What safeguards prevent Automator 2000 from distracting faster than it is supposed to?
Automator 2000 was engineered to provide highly precise adjustments. Through the window in the top of the device, you will see a series of holes around the perimeter of the gear, which directly controls the position and adjustment of the telescoping rod. A sensor marks the progress of these holes as the gear turns. If the progress of the gear does not maintain accuracy within 1/72 mm, then an alarm is sounded.
Further software and circuitry safeguards have been engineered into the device to prevent the motor from running when it is not supposed to and to confirm that the motor is operating under normal parameters.
Are there any maintenance requirements for Automator 2000?
Once Automator 2000 is initiated, the device should require little maintenance. It is important, however, to periodically confirm the following:
- All nuts holding the device and telescoping rod to the ring or bracket are tight.

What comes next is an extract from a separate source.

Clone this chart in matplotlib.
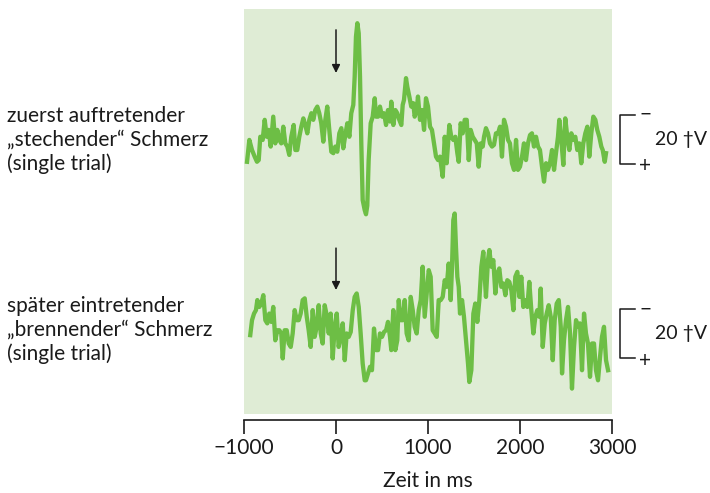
import numpy as np
import matplotlib.pyplot as plt

# single-trial traces, time in ms, voltage in microvolts (negative = up)
t_top = [-967, -942, -913, -884, -859, -840, -823, -797, -775, -753,
         -732, -710, -682, -660, -638, -616, -595, -573, -551, -529,
         -508, -486, -460, -442, -421, -399, -377, -355, -334, -312,
         -290, -268, -247, -225, -203, -182, -160, -138, -116, -95,
         -73, -51, -29, -8, 14, 36, 58, 79, 101, 123,
         145, 166, 188, 203, 217, 232, 247, 261, 275, 290,
         312, 326, 340, 355, 377, 399, 421, 435, 457, 478,
         500, 522, 544, 565, 587, 601, 623, 645, 666, 688,
         710, 725, 739, 761, 775, 797, 818, 840, 855, 877,
         891, 913, 935, 957, 978, 1000, 1022, 1043, 1065, 1087,
         1109, 1130, 1145, 1160, 1182, 1203, 1232, 1253, 1275, 1297,
         1319, 1334, 1355, 1377, 1399, 1421, 1443, 1464, 1486, 1508,
         1530, 1551, 1573, 1595, 1609, 1630, 1652, 1674, 1696, 1717,
         1739, 1761, 1783, 1804, 1826, 1848, 1870, 1891, 1913, 1935,
         1957, 1978, 2000, 2022, 2043, 2065, 2087, 2109, 2130, 2152,
         2174, 2196, 2217, 2239, 2261, 2283, 2304, 2326, 2348, 2370,
         2391, 2413, 2427, 2449, 2471, 2492, 2514, 2536, 2558, 2580,
         2601, 2623, 2645, 2666, 2688, 2710, 2732, 2753, 2775, 2797,
         2819, 2840, 2862, 2884, 2899, 2921, 2935]
v_top = [9.1, 0.2, 4.3, 7.0, 9.1, 8.4, -1.1, 0.2, -8.0, -1.1,
         -3.9, 2.9, -9.3, 1.6, -3.9, 0.2, 1.6, -5.2, 1.6, 2.9,
         6.3, -1.1, -5.9, 4.3, 4.3, -1.1, -5.2, -8.6, -5.9, -2.5,
         -8.0, -10.7, -8.0, -12.0, -13.4, -10.7, -6.6, 0.9, -8.0, -13.4,
         -3.9, 5.0, 5.6, 2.9, 5.0, -2.5, -4.6, 3.6, -1.8, -6.6,
         -1.1, -10.7, -14.1, -25.6, -41.9, -47.4, -43.3, -25.6, 1.6, 24.7,
         28.8, 30.5, 27.0, 8.4, -6.6, -9.3, -16.8, -9.3, -9.3, -13.4,
         -9.3, -10.7, -5.9, -12.0, -7.3, -15.4, -5.9, -12.0, -10.7, -8.0,
         -5.9, -14.1, -16.1, -25.0, -21.5, -17.5, -13.4, -14.8, -9.3, -12.0,
         -17.5, -8.0, -12.0, -3.9, -16.8, -13.4, -5.2, -3.9, 1.6, 7.0,
         8.4, 7.0, 11.1, 15.2, -1.1, 9.7, -5.9, -1.1, 0.2, -1.1,
         5.6, 9.1, -6.6, -2.5, -8.0, -8.0, 8.4, -3.9, -1.1, 0.2,
         1.6, 11.1, 1.6, 2.9, -1.1, -4.6, -2.5, 1.6, 2.9, 2.2,
         -2.5, -2.5, -5.2, 7.0, -8.0, -5.2, 0.2, 1.6, 9.7, 12.4,
         0.2, 12.4, 11.1, 7.0, 1.6, 8.4, 1.6, -1.8, -2.5, 2.9,
         -1.1, 2.9, 4.3, 11.1, 17.2, 9.7, 12.4, 9.7, 4.3, 12.4,
         5.6, -1.1, -8.0, 0.2, 10.4, -8.6, -1.1, 4.3, -2.5, 0.2,
         -1.1, 4.3, 1.6, 9.7, 1.6, -2.5, -5.2, 7.0, -2.5, -9.3,
         -8.0, -3.9, -1.1, 2.9, 4.3, 9.1, 5.6]

t_bot = [-932, -913, -891, -870, -855, -834, -812, -790, -768, -747,
         -725, -703, -682, -660, -638, -616, -595, -579, -558, -536,
         -514, -492, -471, -449, -427, -405, -384, -362, -340, -318,
         -297, -275, -253, -232, -210, -188, -166, -145, -123, -101,
         -79, -58, -36, -14, 8, 29, 51, 73, 95, 116,
         138, 160, 182, 203, 225, 247, 268, 290, 312, 326,
         348, 370, 391, 413, 435, 457, 478, 500, 522, 544,
         565, 587, 601, 623, 645, 666, 682, 703, 725, 747,
         768, 790, 812, 834, 855, 877, 899, 921, 942, 964,
         986, 1008, 1029, 1051, 1073, 1095, 1116, 1138, 1160, 1182,
         1203, 1225, 1247, 1261, 1275, 1290, 1304, 1319, 1334, 1348,
         1370, 1391, 1413, 1435, 1449, 1471, 1493, 1514, 1536, 1558,
         1580, 1601, 1630, 1652, 1667, 1688, 1710, 1732, 1754, 1775,
         1797, 1819, 1841, 1862, 1884, 1906, 1928, 1949, 1971, 1993,
         2014, 2036, 2058, 2080, 2101, 2123, 2145, 2167, 2188, 2210,
         2225, 2247, 2269, 2290, 2312, 2334, 2356, 2377, 2399, 2421,
         2443, 2457, 2478, 2500, 2522, 2544, 2565, 2587, 2609, 2630,
         2652, 2674, 2696, 2717, 2739, 2761, 2783, 2804, 2826, 2848,
         2870, 2891, 2913, 2935, 2957]
v_bot = [0.6, -5.5, -8.2, -9.6, -13.7, -10.9, -12.3, -15.7, -5.5, -4.2,
         -8.2, -4.8, -10.9, 2.7, -1.4, -1.4, -0.1, 10.1, -1.4, -1.4,
         4.0, 5.4, -0.1, -9.6, -5.5, -5.5, -8.2, -13.7, -14.4, -6.9,
         -1.4, 5.4, -9.6, 1.3, -2.8, -11.6, -0.1, 4.0, -11.6, -7.5,
         -0.1, -8.2, 10.1, -2.8, -8.2, 5.4, 1.3, -4.2, 10.8, -0.1,
         1.3, -0.7, -9.6, -15.0, -16.4, -10.9, -0.1, 12.2, 19.0, 19.0,
         16.2, 13.5, 14.9, -2.1, 6.7, 6.7, -0.1, 1.3, -0.7, -1.4,
         -4.8, 1.3, 6.7, -9.6, 6.7, 2.7, -13.7, -5.5, -5.5, -13.7,
         -0.1, 2.7, -15.0, -9.6, -2.8, -0.1, -9.6, -13.7, -27.3, -6.9,
         -16.4, -25.9, -23.2, -1.4, -0.1, 1.3, -13.7, -13.7, -15.0, -21.8,
         -19.1, -28.6, -13.7, -27.3, -46.3, -49.0, -35.4, -23.2, -19.1, -8.2,
         -13.7, -6.9, 2.7, 12.2, 19.7, 14.9, -8.2, -12.3, -4.8, -13.7,
         -27.3, -33.4, -15.0, -30.0, -34.1, -27.3, -30.0, -16.4, -24.6, -26.6,
         -19.1, -20.5, -15.7, -21.8, -21.1, -17.7, -9.6, -23.2, -25.2, -15.0,
         -23.2, -10.9, -13.7, -10.9, -21.1, -9.6, -0.1, -6.9, -9.6, -6.9,
         -18.4, 5.4, -4.2, -8.2, -11.6, -6.9, 10.8, -5.5, -12.3, -13.7,
         -2.8, 16.2, 2.7, -5.5, -10.9, -0.1, 22.4, 5.4, -5.5, -2.8,
         -4.2, 14.9, -8.2, -0.1, 4.0, 17.6, 4.0, 4.0, 14.9, 19.0,
         9.5, 1.3, -2.8, 10.8, 14.9]

xticks = [-1000, 0, 1000, 2000, 3000]
stimulus_ms = 0
scale_uv = 20
label_top = "zuerst auftretender\n\u201estechender\u201c Schmerz\n(single trial)"
label_bot = "sp\u00e4ter eintretender\n\u201ebrennender\u201c Schmerz\n(single trial)"
scale_text = "20 \u2020V"

plt.rcParams['font.family'] = ['Lato', 'DejaVu Sans']
W, H = 710, 493
fig = plt.figure(figsize=(W / 100, H / 100), dpi=100)
ax = fig.add_axes([244 / W, (H - 420) / H, 368 / W, 411 / H])
ax.set_facecolor('none')

green = '#6dbe45'
bg = '#dfecd5'
ink = '#1a1a1a'
offset_bot = 79.2  # vertical stacking of second trace

ax.axhspan(-60, 112, color=bg, lw=0, zorder=0)
ax.plot(t_top, v_top, color=green, lw=3.1, solid_joinstyle='round', zorder=2)
ax.plot(t_bot, np.array(v_bot) + offset_bot, color=green, lw=3.1,
        solid_joinstyle='round', zorder=2)

ax.set_xlim(-1000, 3000)
ax.set_ylim(114.4, -53.2)

# stimulus arrows
for y0, y1 in [(-44.7, -27.1), (44.3, 61.4)]:
    ax.annotate('', xy=(stimulus_ms, y1), xytext=(stimulus_ms, y0),
                arrowprops=dict(arrowstyle='-|>', color=ink, lw=1.1,
                                mutation_scale=12, shrinkA=0, shrinkB=0))

# scale bars
for base in [0, offset_bot]:
    y_hi, y_lo = base - scale_uv / 2, base + scale_uv / 2
    ax.plot([3250, 3084, 3084, 3250], [y_hi, y_hi, y_lo, y_lo],
            color=ink, lw=1.1, clip_on=False)
    ax.text(3360, y_hi, '\u2212', ha='center', va='center', fontsize=15,
            color=ink, clip_on=False)
    ax.text(3360, y_lo + 1.0, '+', ha='center', va='center', fontsize=15,
            color=ink, clip_on=False)
    ax.text(3470, base, scale_text, ha='left', va='center', fontsize=14,
            color=ink, clip_on=False)

ax.spines[['top', 'right', 'left']].set_visible(False)
ax.spines['bottom'].set_linewidth(1.2)
ax.spines['bottom'].set_color(ink)
ax.set_yticks([])
ax.set_xticks(xticks)
ax.tick_params(axis='x', length=10, width=1.2, color=ink, pad=3,
               labelsize=15, labelcolor=ink)
ax.set_xlabel('Zeit in ms', fontsize=15, labelpad=9, color=ink)

fig.text(7 / W, 1 - 140 / H, label_top, ha='left', va='center',
         fontsize=15, linespacing=1.25, color=ink)
fig.text(7 / W, 1 - 330 / H, label_bot, ha='left', va='center',
         fontsize=15, linespacing=1.25, color=ink)

fig.savefig('out.png', dpi=100)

- The switch cap is firmly in place.
- There is sufficient telescoping rod to complete the prescribed distraction. The last 20 mm of the rod are beveled and colored to warn the user that the end of the telescoping rod is approaching. When Automator 2000 is installed between rings or on a unilateral frame, patients should inform their physician if the beveled portion at the end of the rod becomes visible. The device will not sufficiently stabilize the frames when less than 10–15 mm of rod remain inside. When Automator 2000 is installed outside of the rings, there must always be a portion of the telescoping rod projecting from the top of the device. Note that as the gears inside the device turn, the rod is ejected out of the device. The rod itself should not turn whatsoever.
How do I know when the battery power will run out?
The batteries in Automator 2000 are designed to last more than four months (when the rate is set to 1 mm per day). Most users will never see the device go to low power; however, should the batteries run low, an alarm will sound. Instead of the green “run” light flashing every 15 seconds, the run light and red “alarm” lights will flash. The device will continue to run for only a few days after the low power alarm, so patients should notify their doctor and Autogenesis immediately to get a replacement device, if necessary.
How do I know if the device(s) is/are running?
In addition to noticing the extension of the telescoping rod, progress may also be seen through the window on the top of each device. Notice that the gear under the window has markings just like the nut on the telescoping rod that is used for manual turns (one dot, two dots, three dots and four dots — each spaced 90 degrees apart). When set for forward motion, the gear will turn, over the course of a day, to reveal the dots, increasing from one to four dots. The red and green lights on the front of the device also confirm the operation of Automator 2000. During normal operation in run mode, the green run light will flash every 15 seconds. The patient will also periodically hear the brief hum of the motor in each Automator.
The following chart describes how frequently the device makes 1/360 mm adjustments:
|Rate Setting||Adjustment Interval|
|0.5 mm/day||8 minutes|
|0.75 mm/day||6 minutes|
|1.0 mm/day||4 minutes|
|1.25 mm/day||3.5 minutes|
|1.5 mm/day||3 minutes|
|2.0 mm/day||2 minutes|
|4.0 mm/day||1 minute|
Finally, the user may run a self diagnostic at any time by pressing the control button. If the run light flashes, the device is operating as programmed. If no lights flash and no chirp is heard, then the device is in sleep mode.
If an Automator 2000 is alarming, what should I do?
Automator 2000 is designed to maintain accuracy within 1/72 mm. If the device is unable to maintain this high level of accuracy, then an alarm will sound. It is likely, therefore, during some portion of the procedure, that an alarm will be heard. If a device alarms, press the control button for three seconds to silence the alarm. Continue to hold the button. An acknowledgement chirp should be heard; however, the button must be held down for an additional eight to 10 seconds until the green LED starts flashing. Once the green LED is flashing, release the button. Now press the button for one second. The device will resume operation. After a moment, additional beeps will be heard, representing the rate at which the device is set. Now the device is running again.
What should I do if Automator 2000 alarms more than once, or I am unable to reset it?
If Automator 2000 alarms repeatedly or if there is difficulty restarting the device, you should call Autogenesis, Inc. (See “Contact Us” on page 1.) A representative at Autogenesis will assist you with resetting the device and determining if there is a problem that requires attention.
Can I go swimming or take a shower with Automator 2000 on?
Automator 2000 is designed to be waterproof to depths of four feet. As long as the switch cap is secure, the device may get wet and/or be submerged in water.
Does the device need to remain on the frame once the lengthening is complete?
Once the lengthening portion of the procedure has been completed, Automator 2000 may be removed from a ring frame and replaced by threaded rods. On a unilateral frame, the second sliding component on the rail may be locked down, and the device may be removed, as well. Only the physician should remove the devices.
Information contained in this reference guide was obtained from Autogenesis, Inc., on April 15, 2003, and is reprinted with permission.
This information is for educational purposes only. It is not intended to replace the advice of your health care providers. If you have any questions, talk with your doctor or others on your health care team.